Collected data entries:
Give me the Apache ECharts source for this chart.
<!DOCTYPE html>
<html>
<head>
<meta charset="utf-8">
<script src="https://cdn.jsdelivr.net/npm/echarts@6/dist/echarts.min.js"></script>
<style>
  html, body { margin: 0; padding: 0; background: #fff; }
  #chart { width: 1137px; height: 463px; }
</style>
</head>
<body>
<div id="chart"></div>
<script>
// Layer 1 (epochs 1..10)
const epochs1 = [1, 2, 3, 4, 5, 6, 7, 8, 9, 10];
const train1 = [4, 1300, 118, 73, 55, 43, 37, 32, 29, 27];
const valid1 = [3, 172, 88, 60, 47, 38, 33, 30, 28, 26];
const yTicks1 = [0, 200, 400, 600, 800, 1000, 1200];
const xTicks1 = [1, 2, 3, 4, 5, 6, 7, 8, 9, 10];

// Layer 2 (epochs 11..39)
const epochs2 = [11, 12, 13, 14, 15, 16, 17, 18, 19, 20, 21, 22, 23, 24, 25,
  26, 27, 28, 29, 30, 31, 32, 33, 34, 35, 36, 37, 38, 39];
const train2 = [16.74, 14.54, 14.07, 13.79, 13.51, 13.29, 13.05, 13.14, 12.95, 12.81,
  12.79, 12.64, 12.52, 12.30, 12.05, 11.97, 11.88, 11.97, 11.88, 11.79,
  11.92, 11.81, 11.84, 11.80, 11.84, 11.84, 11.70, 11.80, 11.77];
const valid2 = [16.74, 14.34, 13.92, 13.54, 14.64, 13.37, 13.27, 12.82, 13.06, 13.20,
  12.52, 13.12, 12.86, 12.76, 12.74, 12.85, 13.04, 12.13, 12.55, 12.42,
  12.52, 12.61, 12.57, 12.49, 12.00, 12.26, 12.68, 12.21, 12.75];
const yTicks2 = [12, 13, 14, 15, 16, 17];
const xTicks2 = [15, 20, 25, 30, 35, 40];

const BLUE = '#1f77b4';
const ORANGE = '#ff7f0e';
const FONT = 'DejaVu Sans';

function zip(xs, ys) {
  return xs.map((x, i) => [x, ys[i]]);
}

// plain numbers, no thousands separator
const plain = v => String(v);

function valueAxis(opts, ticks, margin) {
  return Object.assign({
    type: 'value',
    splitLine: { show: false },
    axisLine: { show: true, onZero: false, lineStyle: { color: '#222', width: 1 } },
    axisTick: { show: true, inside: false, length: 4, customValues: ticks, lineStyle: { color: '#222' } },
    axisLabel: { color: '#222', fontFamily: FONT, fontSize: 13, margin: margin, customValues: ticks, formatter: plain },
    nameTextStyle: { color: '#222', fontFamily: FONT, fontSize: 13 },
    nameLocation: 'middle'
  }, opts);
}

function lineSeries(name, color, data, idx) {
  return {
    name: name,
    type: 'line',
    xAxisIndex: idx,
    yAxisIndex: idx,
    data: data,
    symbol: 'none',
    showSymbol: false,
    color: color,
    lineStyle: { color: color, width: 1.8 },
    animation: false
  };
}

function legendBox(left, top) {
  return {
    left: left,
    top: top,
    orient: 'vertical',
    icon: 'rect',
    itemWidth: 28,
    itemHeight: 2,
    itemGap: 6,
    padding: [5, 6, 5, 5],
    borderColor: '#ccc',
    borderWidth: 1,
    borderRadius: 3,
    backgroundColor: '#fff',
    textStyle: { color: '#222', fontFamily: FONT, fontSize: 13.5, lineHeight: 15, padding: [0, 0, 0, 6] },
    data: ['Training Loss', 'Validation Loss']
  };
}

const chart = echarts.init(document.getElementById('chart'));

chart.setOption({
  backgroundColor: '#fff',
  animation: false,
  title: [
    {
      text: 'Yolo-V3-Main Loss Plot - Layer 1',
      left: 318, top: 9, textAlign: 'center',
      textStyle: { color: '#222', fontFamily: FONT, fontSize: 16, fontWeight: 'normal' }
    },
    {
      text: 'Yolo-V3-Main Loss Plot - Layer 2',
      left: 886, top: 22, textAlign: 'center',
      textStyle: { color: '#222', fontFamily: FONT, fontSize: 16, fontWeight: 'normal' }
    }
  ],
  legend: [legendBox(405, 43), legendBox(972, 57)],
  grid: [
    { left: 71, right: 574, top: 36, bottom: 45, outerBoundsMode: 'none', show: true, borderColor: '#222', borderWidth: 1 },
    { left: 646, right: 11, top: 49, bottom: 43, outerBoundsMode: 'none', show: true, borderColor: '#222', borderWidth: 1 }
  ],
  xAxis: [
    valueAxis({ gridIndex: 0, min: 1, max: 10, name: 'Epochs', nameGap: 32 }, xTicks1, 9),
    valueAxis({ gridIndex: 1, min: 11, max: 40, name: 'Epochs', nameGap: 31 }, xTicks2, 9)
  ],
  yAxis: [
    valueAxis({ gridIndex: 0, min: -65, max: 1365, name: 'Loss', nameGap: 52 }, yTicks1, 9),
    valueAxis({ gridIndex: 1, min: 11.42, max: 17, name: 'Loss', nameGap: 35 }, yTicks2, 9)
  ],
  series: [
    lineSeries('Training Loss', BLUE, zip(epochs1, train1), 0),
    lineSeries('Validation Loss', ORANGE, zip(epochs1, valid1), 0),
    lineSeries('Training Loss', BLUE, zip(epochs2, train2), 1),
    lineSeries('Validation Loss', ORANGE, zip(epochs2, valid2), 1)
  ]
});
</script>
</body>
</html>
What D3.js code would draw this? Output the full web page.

PROBLEM:
Give back the whole listing exactly as it reads.

REPLY:
Give me the Apache ECharts source for this chart.
<!DOCTYPE html>
<html>
<head>
<meta charset="utf-8">
<script src="https://cdn.jsdelivr.net/npm/echarts@6/dist/echarts.min.js"></script>
<style>
  html, body { margin: 0; padding: 0; background: #fff; }
  #chart { width: 1137px; height: 463px; }
</style>
</head>
<body>
<div id="chart"></div>
<script>
// Layer 1 (epochs 1..10)
const epochs1 = [1, 2, 3, 4, 5, 6, 7, 8, 9, 10];
const train1 = [4, 1300, 118, 73, 55, 43, 37, 32, 29, 27];
const valid1 = [3, 172, 88, 60, 47, 38, 33, 30, 28, 26];
const yTicks1 = [0, 200, 400, 600, 800, 1000, 1200];
const xTicks1 = [1, 2, 3, 4, 5, 6, 7, 8, 9, 10];

// Layer 2 (epochs 11..39)
const epochs2 = [11, 12, 13, 14, 15, 16, 17, 18, 19, 20, 21, 22, 23, 24, 25,
  26, 27, 28, 29, 30, 31, 32, 33, 34, 35, 36, 37, 38, 39];
const train2 = [16.74, 14.54, 14.07, 13.79, 13.51, 13.29, 13.05, 13.14, 12.95, 12.81,
  12.79, 12.64, 12.52, 12.30, 12.05, 11.97, 11.88, 11.97, 11.88, 11.79,
  11.92, 11.81, 11.84, 11.80, 11.84, 11.84, 11.70, 11.80, 11.77];
const valid2 = [16.74, 14.34, 13.92, 13.54, 14.64, 13.37, 13.27, 12.82, 13.06, 13.20,
  12.52, 13.12, 12.86, 12.76, 12.74, 12.85, 13.04, 12.13, 12.55, 12.42,
  12.52, 12.61, 12.57, 12.49, 12.00, 12.26, 12.68, 12.21, 12.75];
const yTicks2 = [12, 13, 14, 15, 16, 17];
const xTicks2 = [15, 20, 25, 30, 35, 40];

const BLUE = '#1f77b4';
const ORANGE = '#ff7f0e';
const FONT = 'DejaVu Sans';

function zip(xs, ys) {
  return xs.map((x, i) => [x, ys[i]]);
}

// plain numbers, no thousands separator
const plain = v => String(v);

function valueAxis(opts, ticks, margin) {
  return Object.assign({
    type: 'value',
    splitLine: { show: false },
    axisLine: { show: true, onZero: false, lineStyle: { color: '#222', width: 1 } },
    axisTick: { show: true, inside: false, length: 4, customValues: ticks, lineStyle: { color: '#222' } },
    axisLabel: { color: '#222', fontFamily: FONT, fontSize: 13, margin: margin, customValues: ticks, formatter: plain },
    nameTextStyle: { color: '#222', fontFamily: FONT, fontSize: 13 },
    nameLocation: 'middle'
  }, opts);
}

function lineSeries(name, color, data, idx) {
  return {
    name: name,
    type: 'line',
    xAxisIndex: idx,
    yAxisIndex: idx,
    data: data,
    symbol: 'none',
    showSymbol: false,
    color: color,
    lineStyle: { color: color, width: 1.8 },
    animation: false
  };
}

function legendBox(left, top) {
  return {
    left: left,
    top: top,
    orient: 'vertical',
    icon: 'rect',
    itemWidth: 28,
    itemHeight: 2,
    itemGap: 6,
    padding: [5, 6, 5, 5],
    borderColor: '#ccc',
    borderWidth: 1,
    borderRadius: 3,
    backgroundColor: '#fff',
    textStyle: { color: '#222', fontFamily: FONT, fontSize: 13.5, lineHeight: 15, padding: [0, 0, 0, 6] },
    data: ['Training Loss', 'Validation Loss']
  };
}

const chart = echarts.init(document.getElementById('chart'));

chart.setOption({
  backgroundColor: '#fff',
  animation: false,
  title: [
    {
      text: 'Yolo-V3-Main Loss Plot - Layer 1',
      left: 318, top: 9, textAlign: 'center',
      textStyle: { color: '#222', fontFamily: FONT, fontSize: 16, fontWeight: 'normal' }
    },
    {
      text: 'Yolo-V3-Main Loss Plot - Layer 2',
      left: 886, top: 22, textAlign: 'center',
      textStyle: { color: '#222', fontFamily: FONT, fontSize: 16, fontWeight: 'normal' }
    }
  ],
  legend: [legendBox(405, 43), legendBox(972, 57)],
  grid: [
    { left: 71, right: 574, top: 36, bottom: 45, outerBoundsMode: 'none', show: true, borderColor: '#222', borderWidth: 1 },
    { left: 646, right: 11, top: 49, bottom: 43, outerBoundsMode: 'none', show: true, borderColor: '#222', borderWidth: 1 }
  ],
  xAxis: [
    valueAxis({ gridIndex: 0, min: 1, max: 10, name: 'Epochs', nameGap: 32 }, xTicks1, 9),
    valueAxis({ gridIndex: 1, min: 11, max: 40, name: 'Epochs', nameGap: 31 }, xTicks2, 9)
  ],
  yAxis: [
    valueAxis({ gridIndex: 0, min: -65, max: 1365, name: 'Loss', nameGap: 52 }, yTicks1, 9),
    valueAxis({ gridIndex: 1, min: 11.42, max: 17, name: 'Loss', nameGap: 35 }, yTicks2, 9)
  ],
  series: [
    lineSeries('Training Loss', BLUE, zip(epochs1, train1), 0),
    lineSeries('Validation Loss', ORANGE, zip(epochs1, valid1), 0),
    lineSeries('Training Loss', BLUE, zip(epochs2, train2), 1),
    lineSeries('Validation Loss', ORANGE, zip(epochs2, valid2), 1)
  ]
});
</script>
</body>
</html>
What D3.js code would draw this? Output the full web page.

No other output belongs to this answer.